Y vaya si se lo consulta: durante la pandemia, el diccionario de la lengua española alcanzó el récord de 1000 millones de preguntas entre febrero de 2020 y enero de 2021. Debe ser una de las pocas cosas buenas que dejó la tragedia del coronavirus, al menos entre los hispanohablantes: mantenernos encerrados nos hizo un poco más curiosos en las formas del decir.
Bienvenidos los nuevos vocablos. Así como su uso continuado les da identidad, hay otros que lamentablemente la fueron perdiendo.
“Me pasó algo loquísimo”, me dijo ayer un exalumno para contarme cómo disfrutaba de lo inesperado con que se había topado. “Serendipia”, pensé si tuviese que narrar por escrito su hallazgo, que ciertamente resultaba deslumbrante.
Hoy todo “dura poco” en vez de ser efímero. Cuando se escucha a una persona hablar delicadamente se dice que es dulce, pero podría ser meliflua.
Nos vendría bien contar con una dirigencia más acendrada, que nos provea cierta dosis de serenidad en vez de zambullirse en arabescos atolondrados, mezquinos o infames que lo único que consiguen es mantenernos descreídos.
Necesitamos más bonhomía. De ser posible, una dosis de optimismo sempiterno que nos proteja del resquemor de vivir entre trapisondas. Y, así, lo bueno podría dejar de ser quimera.
Que los infames y los mojigatos dejen de espolearnos hasta el hartazgo.

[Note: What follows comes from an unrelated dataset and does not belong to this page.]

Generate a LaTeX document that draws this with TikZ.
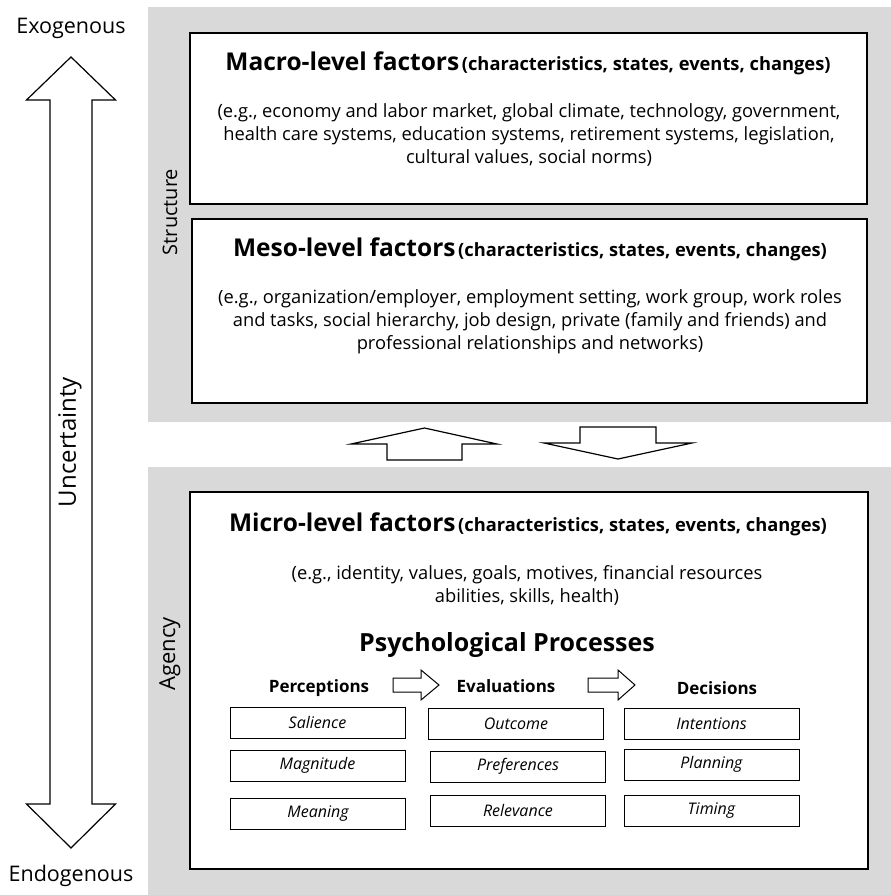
\documentclass[tikz,border=0pt]{standalone}
\usepackage{fontspec}
\setmainfont{Open Sans}
\definecolor{panelgray}{HTML}{D9D9D9}
\tikzset{
  bigbox/.style={draw=black, line width=1.4pt, fill=white, inner sep=0pt},
  smallbox/.style={draw=black, line width=1pt, fill=white, inner sep=0pt, minimum width=175pt, minimum height=31pt, font=\fontsize{16}{18}\selectfont\itshape},
  bodytext/.style={align=center, inner sep=0pt, font=\fontsize{18.3}{23}\selectfont},
  titletext/.style={inner sep=0pt, anchor=base},
  sidelabel/.style={inner sep=0pt, font=\fontsize{21.5}{24}\selectfont},
  header/.style={inner sep=0pt, font=\fontsize{17}{20}\selectfont\bfseries},
  fatarrow/.style={draw=black, line width=1.2pt, fill=white, line join=miter},
}
\newcommand{\bigtitle}[1]{{\fontsize{24.5}{28}\selectfont\bfseries #1}}
\newcommand{\subtitle}[1]{{\fontsize{18.3}{22}\selectfont\bfseries #1}}
\begin{document}
\begin{tikzpicture}[x=1pt,y=-1pt]
\useasboundingbox (0,0) rectangle (891,895);
% gray panels
\fill[panelgray] (148,7) rectangle (891,422);
\fill[panelgray] (148,467) rectangle (891,895);

% left double arrow
\draw[fatarrow] (71,57) -- (26.5,100) -- (50,100) -- (50,804) -- (26.5,804) -- (71,848)
  -- (115.5,804) -- (92,804) -- (92,100) -- (115.5,100) -- cycle;
\node[sidelabel] (exo) at (71,28) {Exogenous};
\node[sidelabel] (endo) at (71,876) {Endogenous};
\node[sidelabel, rotate=90, font=\fontsize{24}{26}\selectfont] (unc) at (70,442) {Uncertainty};
\node[sidelabel, rotate=90, font=\fontsize{20}{24}\selectfont] (struct) at (170,212) {Structure};
\node[sidelabel, rotate=90, font=\fontsize{22}{24}\selectfont] (agency) at (170,654) {Agency};

% macro box
\node[bigbox, minimum width=677pt, minimum height=171pt] (macro) at (528.5,118.5) {};
\node[titletext] (macrot) at (528,70) {\bigtitle{Macro-level factors} \subtitle{(characteristics, states, events, changes)}};
\node[bodytext] (macrob) at (529,135) {(e.g., economy and labor market, global climate, technology, government,\\
health care systems, education systems, retirement systems, legislation,\\
cultural values, social norms)};

% meso box
\node[bigbox, minimum width=675pt, minimum height=184pt] (meso) at (529.5,311) {};
\node[titletext] (mesot) at (530,256) {\bigtitle{Meso-level factors} \subtitle{(characteristics, states, events, changes)}};
\node[bodytext] (mesob) at (530,322) {(e.g., organization/employer, employment setting, work group, work roles\\
and tasks, social hierarchy, job design, private (family and friends) and\\
professional relationships and networks)};

% up / down arrows between panels
\draw[fatarrow] (424.5,428) -- (497,444) -- (462,444) -- (462,460) -- (387,460) -- (387,444) -- (351,444) -- cycle;
\draw[fatarrow] (580,427) -- (656,427) -- (656,443) -- (692,443) -- (618,459) -- (544,443) -- (580,443) -- cycle;

% micro box
\node[bigbox, minimum width=678pt, minimum height=377pt] (micro) at (529,680.5) {};
\node[titletext] (microt) at (528,531) {\bigtitle{Micro-level factors} \subtitle{(characteristics, states, events, changes)}};
\node[bodytext] (microb) at (527,585.5) {(e.g., identity, values, goals, motives, financial resources\\
abilities, skills, health)};
\node[inner sep=0pt, font=\fontsize{25}{28}\selectfont\bfseries] (psych) at (507,645) {Psychological Processes};

% headers
\node[header] (perc) at (319,688) {Perceptions};
\node[header] (eval) at (506,686) {Evaluations};
\node[header] (deci) at (717,688) {Decisions};

% small arrows
\draw[fatarrow, line width=1pt] (393,678) -- (421,678) -- (421,670) -- (439,685) -- (421,700) -- (421,692) -- (393,692) -- cycle;
\draw[fatarrow, line width=1pt] (588,678) -- (618,678) -- (618,670) -- (635,685) -- (618,700) -- (618,692) -- (588,692) -- cycle;

% small boxes
\node[smallbox] (sal) at (317.5,722.5) {Salience};
\node[smallbox] (mag) at (317.5,765.5) {Magnitude};
\node[smallbox] (mea) at (318,813.5) {Meaning};
\node[smallbox] (out) at (516,723.5) {Outcome};
\node[smallbox] (pre) at (518,766.5) {Preferences};
\node[smallbox] (rel) at (518,810.5) {Relevance};
\node[smallbox] (int) at (711.5,723.5) {Intentions};
\node[smallbox] (pla) at (711.5,764.5) {Planning};
\node[smallbox] (tim) at (711.5,810.5) {Timing};
\end{tikzpicture}
\end{document}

Que no haya maltrato, pero tampoco destrato que nos soliviante.
No somos ingenuos para creer que desaparecerán los zangolotinos que nos quieren convencer de luminiscencias inexistentes con tal de inculparnos de sus fracasos cuando se les termina la chapucería y quedan expuestos.
¿Alguna vez habrá epifanía de reciprocidad? Ojalá acontezca y nos permita salir de la culpabilización constante que nos provocan los temerarios con sus prácticas desmedradas con el único objetivo de trapichearnos el futuro cual granujas o bribones.
Que haya asedio de buenaventura aunque el parangón parezca incompatible. Al fin y al cabo, se trata de describir cuestiones de la vida con palabras: un botín que, sin costos, nos garantiza riqueza.
No me hago la pizpireta. Es que no quiero pasar de pantalla sin detenerme en los detalles. No me resigno a convertirme en un automatizado y triste chofer de mouse.